-- DATASET EXTRACT start --

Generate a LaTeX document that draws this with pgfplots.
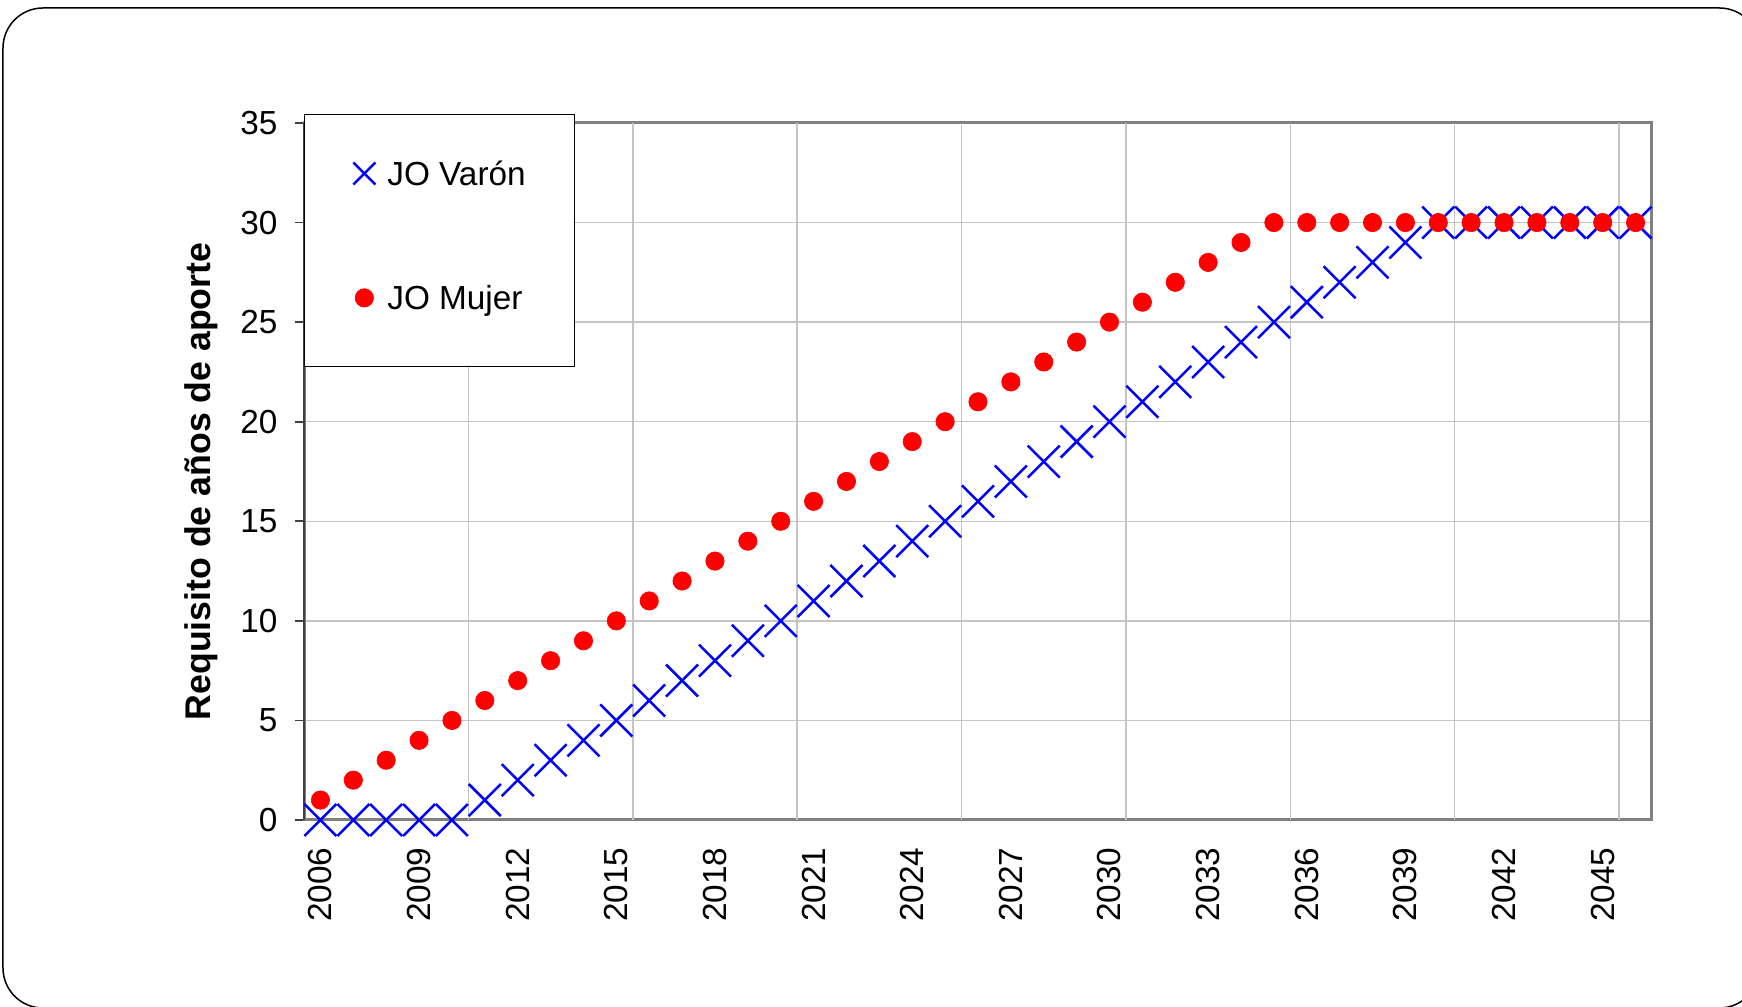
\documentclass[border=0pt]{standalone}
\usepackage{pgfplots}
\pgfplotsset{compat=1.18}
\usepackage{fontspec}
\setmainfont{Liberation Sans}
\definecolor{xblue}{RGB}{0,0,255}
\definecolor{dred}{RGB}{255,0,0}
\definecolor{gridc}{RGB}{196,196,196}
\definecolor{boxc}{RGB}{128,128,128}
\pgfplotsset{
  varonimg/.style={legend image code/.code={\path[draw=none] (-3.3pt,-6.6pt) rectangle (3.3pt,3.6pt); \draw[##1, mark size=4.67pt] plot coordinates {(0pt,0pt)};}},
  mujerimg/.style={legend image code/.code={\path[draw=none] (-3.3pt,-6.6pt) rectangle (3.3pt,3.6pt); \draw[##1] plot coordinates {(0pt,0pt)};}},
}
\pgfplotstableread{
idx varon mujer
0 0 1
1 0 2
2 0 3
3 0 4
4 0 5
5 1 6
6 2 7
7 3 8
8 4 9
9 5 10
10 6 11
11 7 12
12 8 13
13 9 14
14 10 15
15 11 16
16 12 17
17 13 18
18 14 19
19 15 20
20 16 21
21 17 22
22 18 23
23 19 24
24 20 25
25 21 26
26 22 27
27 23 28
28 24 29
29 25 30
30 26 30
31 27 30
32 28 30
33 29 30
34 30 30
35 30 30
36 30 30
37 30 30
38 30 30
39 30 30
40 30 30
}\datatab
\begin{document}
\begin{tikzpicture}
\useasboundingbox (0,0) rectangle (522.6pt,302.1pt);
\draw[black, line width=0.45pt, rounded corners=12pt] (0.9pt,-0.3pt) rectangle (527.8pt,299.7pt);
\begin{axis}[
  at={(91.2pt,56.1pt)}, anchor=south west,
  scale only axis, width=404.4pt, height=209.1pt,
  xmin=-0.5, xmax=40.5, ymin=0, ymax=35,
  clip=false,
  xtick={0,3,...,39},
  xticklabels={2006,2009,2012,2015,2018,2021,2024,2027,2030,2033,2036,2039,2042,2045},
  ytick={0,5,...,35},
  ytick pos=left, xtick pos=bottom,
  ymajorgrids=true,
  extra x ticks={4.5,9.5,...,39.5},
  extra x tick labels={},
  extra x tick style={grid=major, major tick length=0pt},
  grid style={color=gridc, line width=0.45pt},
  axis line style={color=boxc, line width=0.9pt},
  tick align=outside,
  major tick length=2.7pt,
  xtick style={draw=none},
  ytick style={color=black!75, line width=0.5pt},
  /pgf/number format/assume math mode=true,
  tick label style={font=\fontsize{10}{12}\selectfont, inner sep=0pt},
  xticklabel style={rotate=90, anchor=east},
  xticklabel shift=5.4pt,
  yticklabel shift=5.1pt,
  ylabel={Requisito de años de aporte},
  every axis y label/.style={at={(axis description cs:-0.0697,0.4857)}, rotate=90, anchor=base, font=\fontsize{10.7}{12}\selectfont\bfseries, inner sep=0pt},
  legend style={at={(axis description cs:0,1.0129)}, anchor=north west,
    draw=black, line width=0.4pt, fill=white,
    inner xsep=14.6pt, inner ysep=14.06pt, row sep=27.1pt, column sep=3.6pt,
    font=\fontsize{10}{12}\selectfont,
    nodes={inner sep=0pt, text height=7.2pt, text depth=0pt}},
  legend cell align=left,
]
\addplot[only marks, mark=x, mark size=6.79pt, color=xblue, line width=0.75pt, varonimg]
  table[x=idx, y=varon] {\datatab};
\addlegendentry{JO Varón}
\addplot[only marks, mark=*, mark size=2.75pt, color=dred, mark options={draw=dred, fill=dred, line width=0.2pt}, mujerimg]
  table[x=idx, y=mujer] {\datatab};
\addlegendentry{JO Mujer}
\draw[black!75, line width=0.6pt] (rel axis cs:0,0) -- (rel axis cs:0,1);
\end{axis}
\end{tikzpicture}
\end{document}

-- DATASET EXTRACT end --

→ EXERCISE REQUIREMENTS
From the data above, write out everything exactly except the pictures.

→ WRITTEN ANSWER
Generate a LaTeX document that draws this with pgfplots.
\documentclass[border=0pt]{standalone}
\usepackage{pgfplots}
\pgfplotsset{compat=1.18}
\usepackage{fontspec}
\setmainfont{Liberation Sans}
\definecolor{xblue}{RGB}{0,0,255}
\definecolor{dred}{RGB}{255,0,0}
\definecolor{gridc}{RGB}{196,196,196}
\definecolor{boxc}{RGB}{128,128,128}
\pgfplotsset{
  varonimg/.style={legend image code/.code={\path[draw=none] (-3.3pt,-6.6pt) rectangle (3.3pt,3.6pt); \draw[##1, mark size=4.67pt] plot coordinates {(0pt,0pt)};}},
  mujerimg/.style={legend image code/.code={\path[draw=none] (-3.3pt,-6.6pt) rectangle (3.3pt,3.6pt); \draw[##1] plot coordinates {(0pt,0pt)};}},
}
\pgfplotstableread{
idx varon mujer
0 0 1
1 0 2
2 0 3
3 0 4
4 0 5
5 1 6
6 2 7
7 3 8
8 4 9
9 5 10
10 6 11
11 7 12
12 8 13
13 9 14
14 10 15
15 11 16
16 12 17
17 13 18
18 14 19
19 15 20
20 16 21
21 17 22
22 18 23
23 19 24
24 20 25
25 21 26
26 22 27
27 23 28
28 24 29
29 25 30
30 26 30
31 27 30
32 28 30
33 29 30
34 30 30
35 30 30
36 30 30
37 30 30
38 30 30
39 30 30
40 30 30
}\datatab
\begin{document}
\begin{tikzpicture}
\useasboundingbox (0,0) rectangle (522.6pt,302.1pt);
\draw[black, line width=0.45pt, rounded corners=12pt] (0.9pt,-0.3pt) rectangle (527.8pt,299.7pt);
\begin{axis}[
  at={(91.2pt,56.1pt)}, anchor=south west,
  scale only axis, width=404.4pt, height=209.1pt,
  xmin=-0.5, xmax=40.5, ymin=0, ymax=35,
  clip=false,
  xtick={0,3,...,39},
  xticklabels={2006,2009,2012,2015,2018,2021,2024,2027,2030,2033,2036,2039,2042,2045},
  ytick={0,5,...,35},
  ytick pos=left, xtick pos=bottom,
  ymajorgrids=true,
  extra x ticks={4.5,9.5,...,39.5},
  extra x tick labels={},
  extra x tick style={grid=major, major tick length=0pt},
  grid style={color=gridc, line width=0.45pt},
  axis line style={color=boxc, line width=0.9pt},
  tick align=outside,
  major tick length=2.7pt,
  xtick style={draw=none},
  ytick style={color=black!75, line width=0.5pt},
  /pgf/number format/assume math mode=true,
  tick label style={font=\fontsize{10}{12}\selectfont, inner sep=0pt},
  xticklabel style={rotate=90, anchor=east},
  xticklabel shift=5.4pt,
  yticklabel shift=5.1pt,
  ylabel={Requisito de años de aporte},
  every axis y label/.style={at={(axis description cs:-0.0697,0.4857)}, rotate=90, anchor=base, font=\fontsize{10.7}{12}\selectfont\bfseries, inner sep=0pt},
  legend style={at={(axis description cs:0,1.0129)}, anchor=north west,
    draw=black, line width=0.4pt, fill=white,
    inner xsep=14.6pt, inner ysep=14.06pt, row sep=27.1pt, column sep=3.6pt,
    font=\fontsize{10}{12}\selectfont,
    nodes={inner sep=0pt, text height=7.2pt, text depth=0pt}},
  legend cell align=left,
]
\addplot[only marks, mark=x, mark size=6.79pt, color=xblue, line width=0.75pt, varonimg]
  table[x=idx, y=varon] {\datatab};
\addlegendentry{JO Varón}
\addplot[only marks, mark=*, mark size=2.75pt, color=dred, mark options={draw=dred, fill=dred, line width=0.2pt}, mujerimg]
  table[x=idx, y=mujer] {\datatab};
\addlegendentry{JO Mujer}
\draw[black!75, line width=0.6pt] (rel axis cs:0,0) -- (rel axis cs:0,1);
\end{axis}
\end{tikzpicture}
\end{document}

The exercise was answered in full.